The signaling lives on the same physical connector and electrical form as prior generations, preserving ecosystem compatibility while upgrading the underlying data rate.

Backward compatibility and interoperability

PCIe 5.0 is backward compatible with earlier generations. A PCIe 5.0 host (root complex) can negotiate a lower link speed when paired with a PCIe 4.0, 3.0, or older device, ensuring wide interoperability across generations. This is a practical advantage for consumers upgrading systems over time, as older devices can continue to function in newer platforms, albeit at reduced performance consistent with the device’s capabilities.
The ecosystem continues to rely on mature software stacks, firmware interfaces, and operating system support that recognize PCIe topology, power management, and error handling across generations. This reduces the risk that a new interface would fragment markets or complicate maintenance.

Physical layer, signal integrity, and power

The 5.0 generation maintains the same basic physical form factor and connector philosophy as prior generations, while engineers optimize channel design, equalization, and link-training procedures to sustain high speeds over typical motherboard traces.
Power delivery and thermal management are important considerations, especially in data centers and high-end desktops, where PCIe devices like NVMe drives and high-bandwidth GPUs draw substantial power in bursts. Efficient power management remains a core facet of practical PCIe 5.0 implementations, aided by standards-aware firmware and operating-system controls.
Security considerations continue to rely on hardware and firmware features that help prevent unauthorized access to host memory through PCIe devices, including memory-protection mechanisms and virtualization-aware I/O containment.

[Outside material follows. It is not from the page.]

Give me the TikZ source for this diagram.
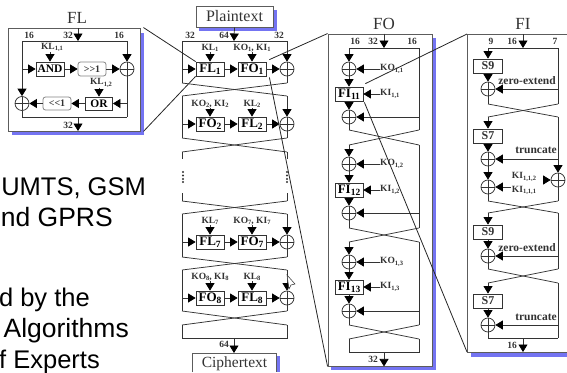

Architecture and ecosystem implications

PCIe 5.0’s openness and the breadth of its ecosystem enable a wide range of devices—from accelerators to high-speed storage—without requiring bespoke interfaces for each class of component. This openness supports competitive pricing and fast innovation cycles.
The standard supports a healthy mix of CPUs, chipsets, and accelerators from multiple vendors, which is a hallmark of a market-driven technology trajectory. It also underpins other advanced storage and compute technologies, including NVMe storage in consumer and enterprise contexts and high-performance networking adapters.

Adoption and ecosystem

Consumer and gaming systems

In desktop and enthusiast segments, PCIe 5.0 enables faster discrete GPUs, high-speed NVMe SSDs, and next-generation add-in cards. The results are tangible in workloads like 3D rendering, real-time ray tracing, and large-scale gaming environments, where data must move quickly between the GPU, the CPU, and storage.
Many consumer platforms pair PCIe 5.0 with NVMe drives that exploit the higher bandwidth to reduce data transfer bottlenecks during load times and texture streaming. Consumers benefit from a smoother upgrade path, as new drives and cards can leverage the full speed of PCIe 5.0 when paired with compatible motherboards and CPUs.

Enterprise, data centers, and networking

Data centers and HPC environments press PCIe 5.0 to the front lines: faster storage interfaces reduce latency and increase I/O throughput for databases, analytics, and AI workloads. PCIe 5.0 also facilitates higher-performance NICs and accelerators, which help workloads like machine learning inference and real-time data processing meet stringent service-level targets.
The ecosystem supports server-class platforms and cloud infrastructures where backward compatibility and predictable performance across generations are valued. In these settings, the economics of faster interconnects are weighed against power, cooling, and total system cost, and PCIe 5.0’s benefits often justify the upgrade in high-demand environments.

Storage, memory, and interconnects

PCIe remains the primary transport for NVMe storage devices, and PCIe 5.0 increases the viable bandwidth envelope for even faster SSDs. This helps reduce bottlenecks in data-heavy applications and supports broader adoption of high-capacity, high-performance storage tiers.
The interconnect’s role in memory access paths, accelerators, and expansion cards links to broader questions about system architecture, including how best to balance CPU, memory, and IO to maximize throughput and latency characteristics.

Debates and policy considerations

Market-driven pace and cost: Supporters argue that PCIe 5.0 demonstrates how open standards and competition among multiple suppliers yield rapid performance gains without government-driven mandates. The market rewards firms that deliver real value, and as adoption grows, prices tend to fall, making high-bandwidth IO more accessible to a broad base of users.
Value versus upfront cost: Critics may point to the added expense of PCIe 5.0-capable motherboards, CPUs, and devices. Proponents respond that the performance gains justify the investment for workloads that demand fast storage, robust GPU-to-CPU data paths, and high-throughput networking. The market ultimately decides how quickly the upgrade cycle proceeds.
Domestic manufacturing and supply chains: A common policy discussion centers on resilience and onshoring of semiconductor manufacturing. While PCIe is an open standard that benefits from global collaboration, advocates of domestic production argue that secure, supply-chain-resilient ecosystems matter for critical infrastructure—especially in data centers and enterprise networks.
Security and DMA risk: The interconnect remains a channel through which devices may access memory. Proponents emphasize the importance of hardware-enforced protections (such as IOMMU-based memory isolation and DMA remapping) and software controls to minimize risk, while critics warn that rapid expansion of high-bandwidth IO must be paired with robust security architectures.
International competition: The development of PCIe standards reflects a broader dynamic in global technology leadership. Proponents of free-market frameworks argue that open standards and cross-border collaboration spur innovation and keep price pressures in check, whereas calls for regional tech sovereignty emphasize risk management and long-term competitiveness.